Origin Energy to use process and task mining in UiPath expansion – Software


Origin Energy has made a fresh three-year commitment to UiPath, with both process and task mining forming a key part of the utility’s progression plans.



Image credit: Origin Energy.

The company re-platformed its robotic process automation (RPA) onto UiPath back in May 2019. At the time, uses for RPA had been in the area of test automation, before expanding to automations of processes that interacted with its SAP system.

Head of IT automation and insights Anthony Kaelin told the recent SAP NOW A/NZ conference that the new three-year deal with UiPath would see the use of the vendor’s technology expanded further.

Some of that work will occur in Origin’s SAP enterprise resource planning (ERP) ecosystem.

“In the ERP space, we’re driving test automation with the UiPath platform, that’ll improve [things] whenever we’re doing an SAP upgrade or any kind of changes,” Kaelin said.

Origin Energy is also looking to harness both process mining and task mining capabilities of UiPath’s technology as well.

Both are effectively ways of ‘discovering’ or mapping out processes; the former utilises system logs and data, while the latter effectively observes what people do when interacting with a process.

The outcome is roughly the same: to identify bottlenecks and opportunities for improvement.

“What we want to get out of process mining is let the logs feed into the process mining, let us find the insights, see where bottlenecks are, and get a first pass at the process,” Kaelin said.

“Once you’ve got that and you want to automate something there, you can improve the process first before you automate.

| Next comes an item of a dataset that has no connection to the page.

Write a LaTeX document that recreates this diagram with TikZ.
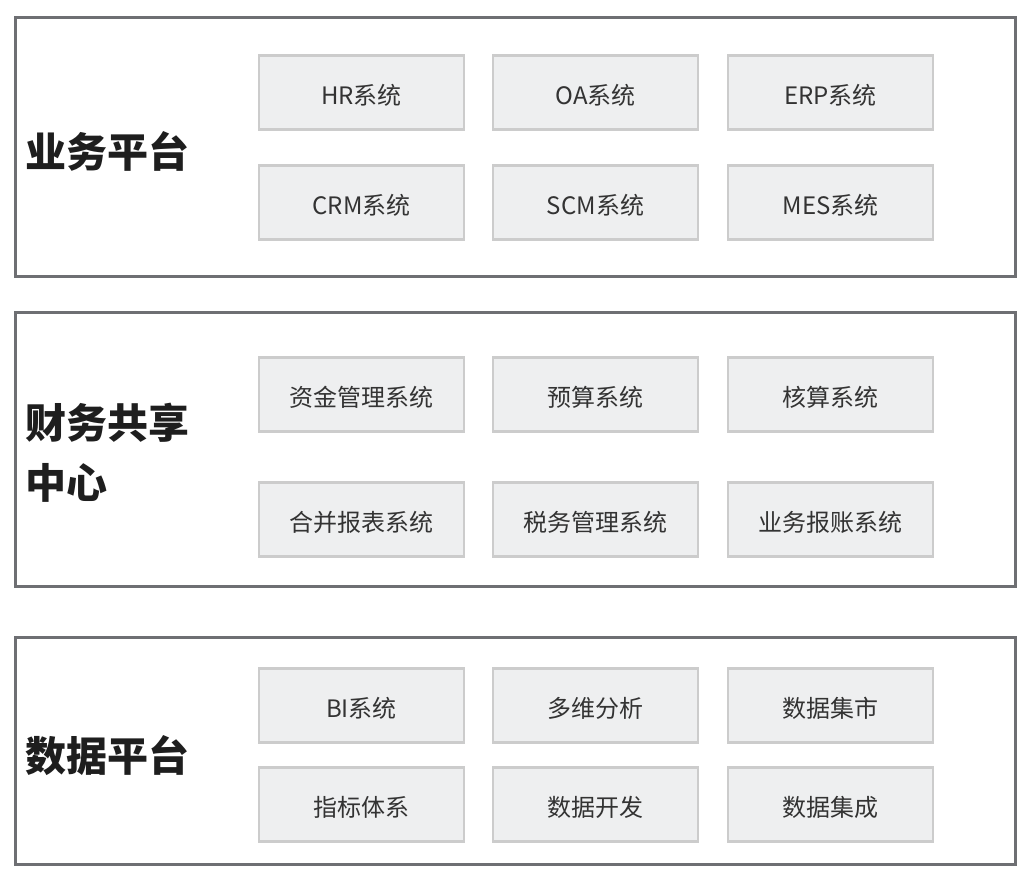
\documentclass[tikz,border=0pt]{standalone}
\usepackage{fontspec}
\setmainfont{Noto Sans CJK SC}
\definecolor{outerc}{HTML}{6E6F73}
\definecolor{innerf}{HTML}{EEEFF0}
\definecolor{innerd}{HTML}{CCCCCC}
\definecolor{txt}{HTML}{333333}
\definecolor{head}{HTML}{1E1E1E}
\begin{document}
\begin{tikzpicture}[x=1pt,y=-1pt,
  panel/.style={draw=outerc,line width=3pt,fill=white},
  sysbox/.style={draw=innerd,fill=innerf,line width=2.5pt,minimum width=205pt,minimum height=74pt,inner sep=0pt,text height=23.5pt,text depth=0pt,font=\fontsize{24}{28}\selectfont,text=txt},
  headlbl/.style={anchor=west,align=left,font=\fontsize{41}{60}\selectfont\bfseries,text=head,inner sep=0pt}]
\useasboundingbox (0,0) rectangle (1028,882);
% panels
\draw[panel] (15,18) rectangle (1015,277);
\draw[panel] (15,313) rectangle (1015,586);
\draw[panel] (15,637) rectangle (1015,864);
% headings
\node[headlbl] (h1) at (25,151) {业务平台};
\node[headlbl] (h2) at (25,453) {财务共享\\中心};
\node[headlbl] (h3) at (25,756) {数据平台};
% panel 1
\node[sysbox] (hr)  at (361.5,92.5) {HR系统};
\node[sysbox] (oa)  at (595.5,92.5) {OA系统};
\node[sysbox] (erp) at (830.5,92.5) {ERP系统};
\node[sysbox] (crm) at (361.5,202.5) {CRM系统};
\node[sysbox] (scm) at (595.5,202.5) {SCM系统};
\node[sysbox] (mes) at (830.5,202.5) {MES系统};
% panel 2
\node[sysbox] (zj) at (361.5,394.5) {资金管理系统};
\node[sysbox] (ys) at (595.5,394.5) {预算系统};
\node[sysbox] (hs) at (830.5,394.5) {核算系统};
\node[sysbox] (hb) at (361.5,519.5) {合并报表系统};
\node[sysbox] (sw) at (595.5,519.5) {税务管理系统};
\node[sysbox] (bz) at (830.5,519.5) {业务报账系统};
% panel 3
\node[sysbox] (bi) at (361.5,705.5) {BI系统};
\node[sysbox] (dw) at (595.5,705.5) {多维分析};
\node[sysbox] (js) at (830.5,705.5) {数据集市};
\node[sysbox] (zb) at (361.5,804.5) {指标体系};
\node[sysbox] (kf) at (595.5,804.5) {数据开发};
\node[sysbox] (jc) at (830.5,804.5) {数据集成};
\end{tikzpicture}
\end{document}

I think that’ll be a real ‘feed’ into our pipeline [of automation work]. 

“Then, we want to understand how people are using multiple systems and applications to deliver their processes. Sometimes they’re using workarounds, we’ll pick that up with task mining. 

“We’ve done some trials with task mining, and I expect that we’ll use more of that going forward.”

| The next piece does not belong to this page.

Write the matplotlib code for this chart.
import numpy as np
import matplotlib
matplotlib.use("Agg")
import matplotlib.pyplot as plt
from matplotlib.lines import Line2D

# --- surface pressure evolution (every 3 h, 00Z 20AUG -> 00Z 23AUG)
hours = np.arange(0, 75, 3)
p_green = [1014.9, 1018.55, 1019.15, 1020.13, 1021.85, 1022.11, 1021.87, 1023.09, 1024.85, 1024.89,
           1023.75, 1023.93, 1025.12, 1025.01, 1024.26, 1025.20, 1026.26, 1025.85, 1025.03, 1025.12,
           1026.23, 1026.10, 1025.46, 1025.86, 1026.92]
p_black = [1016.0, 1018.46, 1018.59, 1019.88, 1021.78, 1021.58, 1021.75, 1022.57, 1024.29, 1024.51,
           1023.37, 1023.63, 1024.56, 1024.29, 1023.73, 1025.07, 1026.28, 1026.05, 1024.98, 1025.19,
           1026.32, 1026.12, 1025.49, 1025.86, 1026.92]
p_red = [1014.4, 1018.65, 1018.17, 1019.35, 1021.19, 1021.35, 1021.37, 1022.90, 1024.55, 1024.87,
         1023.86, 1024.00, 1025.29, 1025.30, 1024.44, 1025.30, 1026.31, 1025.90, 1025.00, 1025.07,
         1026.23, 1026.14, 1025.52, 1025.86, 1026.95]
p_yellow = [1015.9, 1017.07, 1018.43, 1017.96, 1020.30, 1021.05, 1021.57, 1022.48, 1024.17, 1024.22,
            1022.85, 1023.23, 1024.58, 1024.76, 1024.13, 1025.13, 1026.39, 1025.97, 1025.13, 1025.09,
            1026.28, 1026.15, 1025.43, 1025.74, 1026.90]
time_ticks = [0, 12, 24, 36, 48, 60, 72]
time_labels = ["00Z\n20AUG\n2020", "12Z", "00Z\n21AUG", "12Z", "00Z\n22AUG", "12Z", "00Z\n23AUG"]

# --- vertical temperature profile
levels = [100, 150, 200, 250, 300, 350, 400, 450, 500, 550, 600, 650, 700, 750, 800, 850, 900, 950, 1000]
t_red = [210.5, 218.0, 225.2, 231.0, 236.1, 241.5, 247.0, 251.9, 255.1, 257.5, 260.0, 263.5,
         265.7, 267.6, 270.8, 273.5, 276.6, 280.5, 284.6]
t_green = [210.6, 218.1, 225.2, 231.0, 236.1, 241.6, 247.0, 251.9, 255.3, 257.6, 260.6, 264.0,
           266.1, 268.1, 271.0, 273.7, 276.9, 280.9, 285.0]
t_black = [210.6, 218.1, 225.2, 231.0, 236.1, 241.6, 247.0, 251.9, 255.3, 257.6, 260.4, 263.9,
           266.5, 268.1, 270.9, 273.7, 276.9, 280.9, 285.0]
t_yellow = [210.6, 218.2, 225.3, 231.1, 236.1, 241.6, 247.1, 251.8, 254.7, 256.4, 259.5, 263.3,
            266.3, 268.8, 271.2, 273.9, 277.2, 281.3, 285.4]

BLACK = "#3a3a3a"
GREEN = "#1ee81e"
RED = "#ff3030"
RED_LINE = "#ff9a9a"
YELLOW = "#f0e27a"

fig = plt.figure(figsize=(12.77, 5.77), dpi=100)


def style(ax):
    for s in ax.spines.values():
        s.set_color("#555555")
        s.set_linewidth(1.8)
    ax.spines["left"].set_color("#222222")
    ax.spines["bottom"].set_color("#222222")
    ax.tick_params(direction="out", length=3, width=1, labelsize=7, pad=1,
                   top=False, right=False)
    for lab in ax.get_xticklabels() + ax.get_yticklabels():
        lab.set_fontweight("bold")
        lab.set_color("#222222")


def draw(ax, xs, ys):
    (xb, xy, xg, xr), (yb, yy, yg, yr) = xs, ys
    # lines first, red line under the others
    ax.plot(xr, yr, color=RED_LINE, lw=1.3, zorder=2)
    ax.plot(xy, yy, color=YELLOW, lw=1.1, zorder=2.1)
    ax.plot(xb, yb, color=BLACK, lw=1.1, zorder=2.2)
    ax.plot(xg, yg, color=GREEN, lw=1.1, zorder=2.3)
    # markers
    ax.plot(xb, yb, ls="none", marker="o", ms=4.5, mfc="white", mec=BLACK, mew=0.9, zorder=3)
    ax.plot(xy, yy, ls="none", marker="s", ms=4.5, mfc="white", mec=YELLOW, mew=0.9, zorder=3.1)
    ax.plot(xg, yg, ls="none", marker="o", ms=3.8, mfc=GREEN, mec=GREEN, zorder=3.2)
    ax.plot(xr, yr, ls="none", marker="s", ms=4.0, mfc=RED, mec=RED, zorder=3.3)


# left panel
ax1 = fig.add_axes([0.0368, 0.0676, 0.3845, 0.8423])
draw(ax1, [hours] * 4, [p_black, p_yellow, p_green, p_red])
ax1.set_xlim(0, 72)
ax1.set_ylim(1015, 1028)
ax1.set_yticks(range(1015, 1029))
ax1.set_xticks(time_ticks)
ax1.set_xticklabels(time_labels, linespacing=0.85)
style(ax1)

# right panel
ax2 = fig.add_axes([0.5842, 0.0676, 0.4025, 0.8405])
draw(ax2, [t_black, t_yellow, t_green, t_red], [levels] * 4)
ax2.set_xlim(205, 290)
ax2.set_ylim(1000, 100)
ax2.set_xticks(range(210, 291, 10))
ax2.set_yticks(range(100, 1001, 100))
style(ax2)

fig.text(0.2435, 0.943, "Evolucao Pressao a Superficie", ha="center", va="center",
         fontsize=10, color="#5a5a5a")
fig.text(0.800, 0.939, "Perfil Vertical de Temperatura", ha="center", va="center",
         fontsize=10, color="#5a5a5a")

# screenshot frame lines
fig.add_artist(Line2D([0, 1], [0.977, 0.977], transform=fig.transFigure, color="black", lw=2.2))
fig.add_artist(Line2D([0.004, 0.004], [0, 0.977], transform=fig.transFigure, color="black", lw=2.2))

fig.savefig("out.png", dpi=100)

Kaelin said that the three-year agreement with UiPath meant having access to the vendor’s “enterprise success” support package – technical expertise that Origin could tap into as it progresses its process automation efforts.

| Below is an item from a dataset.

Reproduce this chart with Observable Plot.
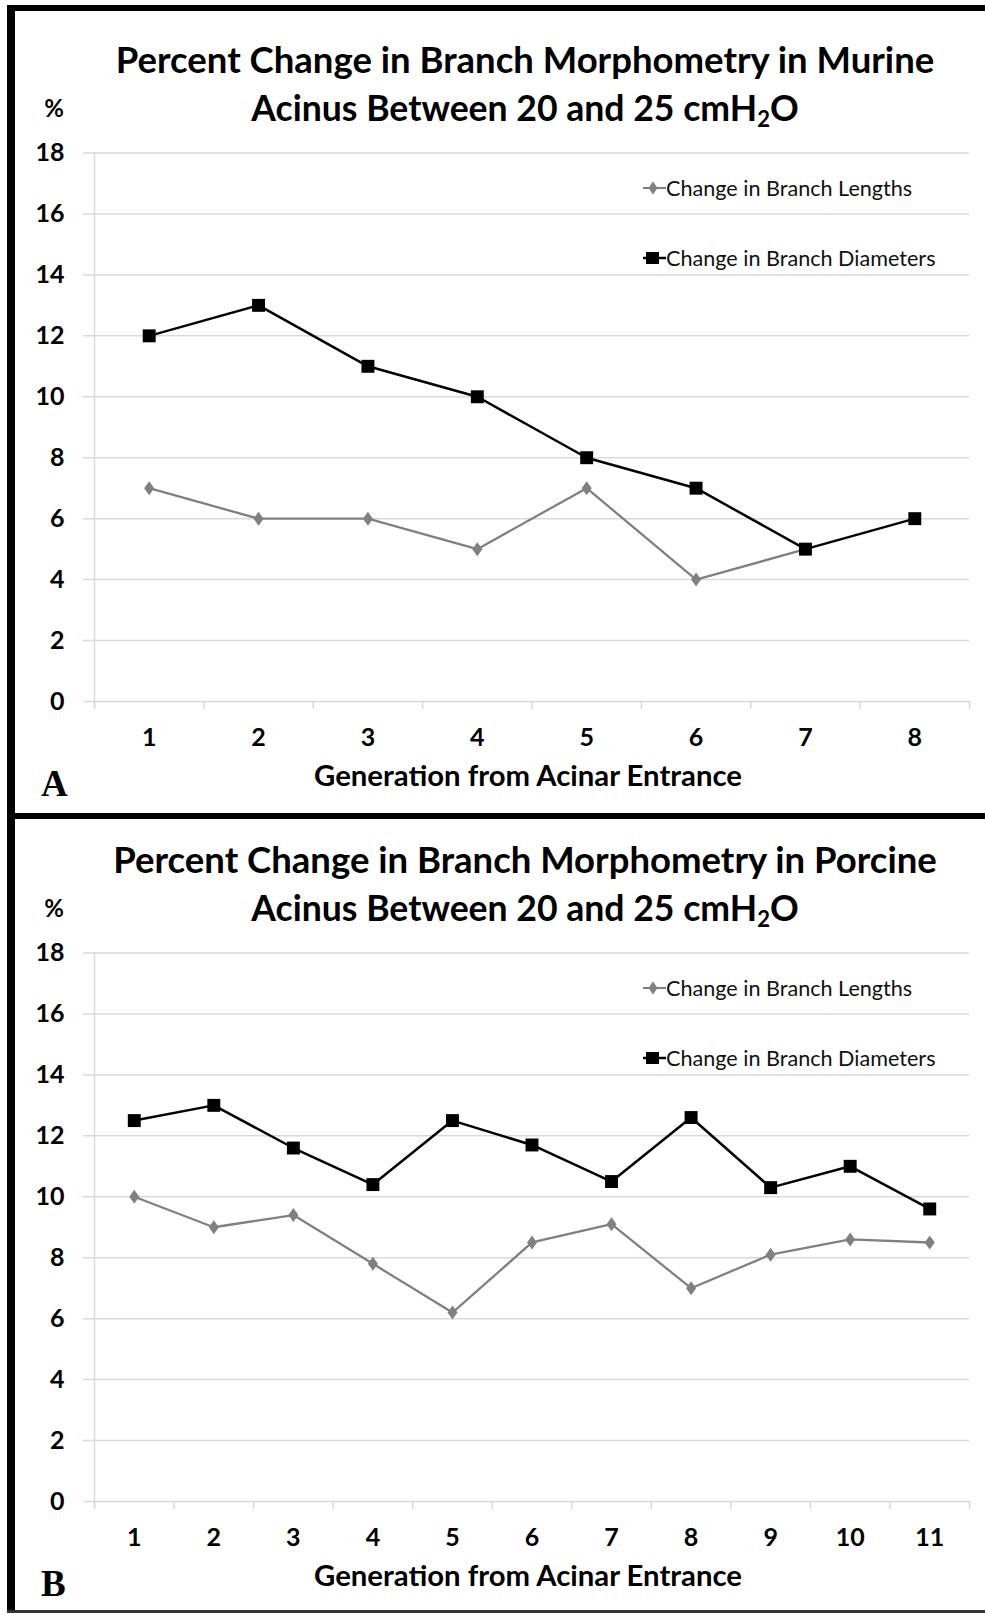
<!DOCTYPE html>
<html>
<head>
<meta charset="utf-8">
<script src="https://cdn.jsdelivr.net/npm/d3@7"></script>
<script src="https://cdn.jsdelivr.net/npm/@observablehq/plot@0.6"></script>
<style>
  html, body { margin: 0; padding: 0; background: #fff; }
  #root { position: relative; width: 985px; height: 1615px; overflow: hidden; background: #fff; font-family: Lato, "Open Sans", sans-serif; }
  .bar { position: absolute; background: #000; }
  .title { position: absolute; left: 0; width: 1050px; text-align: center; font-weight: bold; font-size: 36.5px; line-height: 48px; color: #000; white-space: nowrap; }
  .title .l2 { font-size: 35.6px; }
  .title sub { font-size: 0.62em; vertical-align: -0.25em; line-height: 0; }
  .pct { position: absolute; font-weight: bold; font-size: 24px; color: #000; transform: translate(-50%, -50%); }
  .letter { position: absolute; font-family: "Liberation Serif", "DejaVu Serif", serif; font-weight: bold; font-size: 37px; color: #000; line-height: 1; }
  .legend { position: absolute; left: 643px; font-size: 21.6px; color: #111; white-space: nowrap; display: flex; align-items: center; height: 24px; }
  .legend svg { display: block; }
  .plotwrap { position: absolute; left: 0; }
</style>
</head>
<body>
<div id="root"></div>
<script>
// ---- data ----
const generationsA = [1, 2, 3, 4, 5, 6, 7, 8];
const lengthsA = [7, 6, 6, 5, 7, 4, 5];
const diametersA = [12, 13, 11, 10, 8, 7, 5, 6];

const generationsB = [1, 2, 3, 4, 5, 6, 7, 8, 9, 10, 11];
const lengthsB = [10, 9, 9.4, 7.8, 6.2, 8.5, 9.1, 7, 8.1, 8.6, 8.5];
const diametersB = [12.5, 13, 11.6, 10.4, 12.5, 11.7, 10.5, 12.6, 10.3, 11, 9.6];

const yTicks = [0, 2, 4, 6, 8, 10, 12, 14, 16, 18];
const titlesLine1 = ["Percent Change in Branch Morphometry in Murine", "Percent Change in Branch Morphometry in Porcine"];
const seriesNames = ["Change in Branch Lengths", "Change in Branch Diameters"];
const xLabel = "Generation from Acinar Entrance";
const panelLetters = ["A", "B"];

const GRAY = "#808080";
const GRID = "#d9d9d9";

// wider diamond symbol (Excel-like)
const wideDiamond = {
  draw(ctx, size) {
    const r = Math.sqrt(size / Math.PI);
    ctx.moveTo(0, -r);
    ctx.lineTo(0.72 * r, 0);
    ctx.lineTo(0, r);
    ctx.lineTo(-0.72 * r, 0);
    ctx.closePath();
  }
};

const root = document.getElementById("root");

function el(tag, cls, style, html) {
  const e = document.createElement(tag);
  if (cls) e.className = cls;
  Object.assign(e.style, style || {});
  if (html != null) e.innerHTML = html;
  root.appendChild(e);
  return e;
}

// frame bars
el("div", "bar", {left: "7px", top: "5px", width: "978px", height: "6px"});
el("div", "bar", {left: "7px", top: "5px", width: "8px", height: "1608px"});
el("div", "bar", {left: "7px", top: "813px", width: "978px", height: "6px"});
el("div", "bar", {left: "7px", top: "1610px", width: "978px", height: "3px", background: "#333"});

function legendRow(top, kind, label) {
  const row = el("div", "legend", {top: (top - 12) + "px"});
  const marker = kind === "diamond"
    ? `<svg width="23" height="20"><line x1="0" y1="10" x2="23" y2="10" stroke="${GRAY}" stroke-width="2"/><path d="M10,3.5 L14.5,10 L10,16.5 L5.5,10 Z" fill="${GRAY}"/></svg>`
    : `<svg width="23" height="20"><line x1="0" y1="10" x2="23" y2="10" stroke="#000" stroke-width="2.5"/><rect x="3" y="4" width="13" height="12" fill="#000"/></svg>`;
  row.innerHTML = marker + `<span>${label}</span>`;
}

function panel(idx, gens, lengths, diameters) {
  const oy = idx * 800;
  const n = gens.length;
  const bounds = d3.range(0, n + 1).map(i => i + 0.5);
  const L = lengths.map((v, i) => ({gen: gens[i], value: v}));
  const D = diameters.map((v, i) => ({gen: gens[i], value: v}));

  el("div", "title", {top: (35 + oy) + "px"},
     titlesLine1[idx] + "<br><span class='l2'>Acinus Between 20 and 25 cmH<sub>2</sub>O</span>");
  el("div", "pct", {left: "54px", top: (107 + oy) + "px"}, "%");
  el("div", "letter", {left: "41px", top: (765 + oy) + "px"}, panelLetters[idx]);

  const chart = Plot.plot({
    width: 985,
    height: 680,
    marginLeft: 94,
    marginRight: 16,
    marginTop: 32.5,
    marginBottom: 99,
    x: {domain: [0.5, n + 0.5], axis: null},
    y: {domain: [0, 18], axis: null},
    style: {fontFamily: "Lato, 'Open Sans', sans-serif", background: "transparent", color: "#000", overflow: "visible"},
    marks: [
      Plot.ruleY(yTicks, {stroke: GRID, strokeWidth: 1.5, insetLeft: -11}),
      Plot.ruleX([0.5], {stroke: GRID, strokeWidth: 1.5, insetBottom: -8}),
      Plot.axisX({ticks: bounds, tickSize: 8, tickFormat: () => "", label: null, stroke: GRID, strokeWidth: 1.5}),
      Plot.text(yTicks, {y: d => d, text: d => String(d), frameAnchor: "left", textAnchor: "end", lineAnchor: "middle", dx: -30, fontWeight: "bold", fontSize: 25, fill: "#000"}),
      Plot.text(gens, {x: d => d, text: d => String(d), frameAnchor: "bottom", lineAnchor: "middle", dy: 36, fontWeight: "bold", fontSize: 25, fill: "#000"}),
      Plot.text([xLabel], {x: (n + 1) / 2, text: d => d, frameAnchor: "bottom", lineAnchor: "middle", dy: 75, dx: -4, fontWeight: "bold", fontSize: 29.3, fill: "#000"}),
      Plot.line(L, {x: "gen", y: "value", stroke: GRAY, strokeWidth: 2.3}),
      Plot.dot(L, {x: "gen", y: "value", symbol: wideDiamond, r: 7, fill: GRAY, stroke: "none"}),
      Plot.line(D, {x: "gen", y: "value", stroke: "#000", strokeWidth: 2.5}),
      Plot.dot(D, {x: "gen", y: "value", symbol: "square", r: 7.3, fill: "#000", stroke: "none"})
    ]
  });
  const wrap = el("div", "plotwrap", {top: (120 + oy) + "px"});
  wrap.appendChild(chart);

  legendRow(188 + oy, "diamond", seriesNames[0]);
  legendRow(258 + oy, "square", seriesNames[1]);
}

panel(0, generationsA, lengthsA, diametersA);
panel(1, generationsB, lengthsB, diametersB);
</script>
</body>
</html>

The majority of Origin’s efforts are about cost avoidance rather than cost savings.

“There’s absolutely cost saving, but we’re finding that 70-to-80 percent are about cost avoidance,” Kaelin said.

Kaelin also noted that Origin had architected its automations to monitor for any fault conditions, and to automatically raise a ticket for them in its service management platform.

“What we did at Origin is we connected the output files of UiPath so when there was a failure in an automation, for whatever reason – could be bad data or anything – it was connecting directly into ServiceNow to raise an incident, so … nothing ever would fall through the cracks,” he said.

“We’d have monitoring there that would actually pick that up, so then it’d create the incident and then our team would be able to go through that and make sure the process owner was informed.

“If we had to go back to manual processes for whatever reason, we can do that.”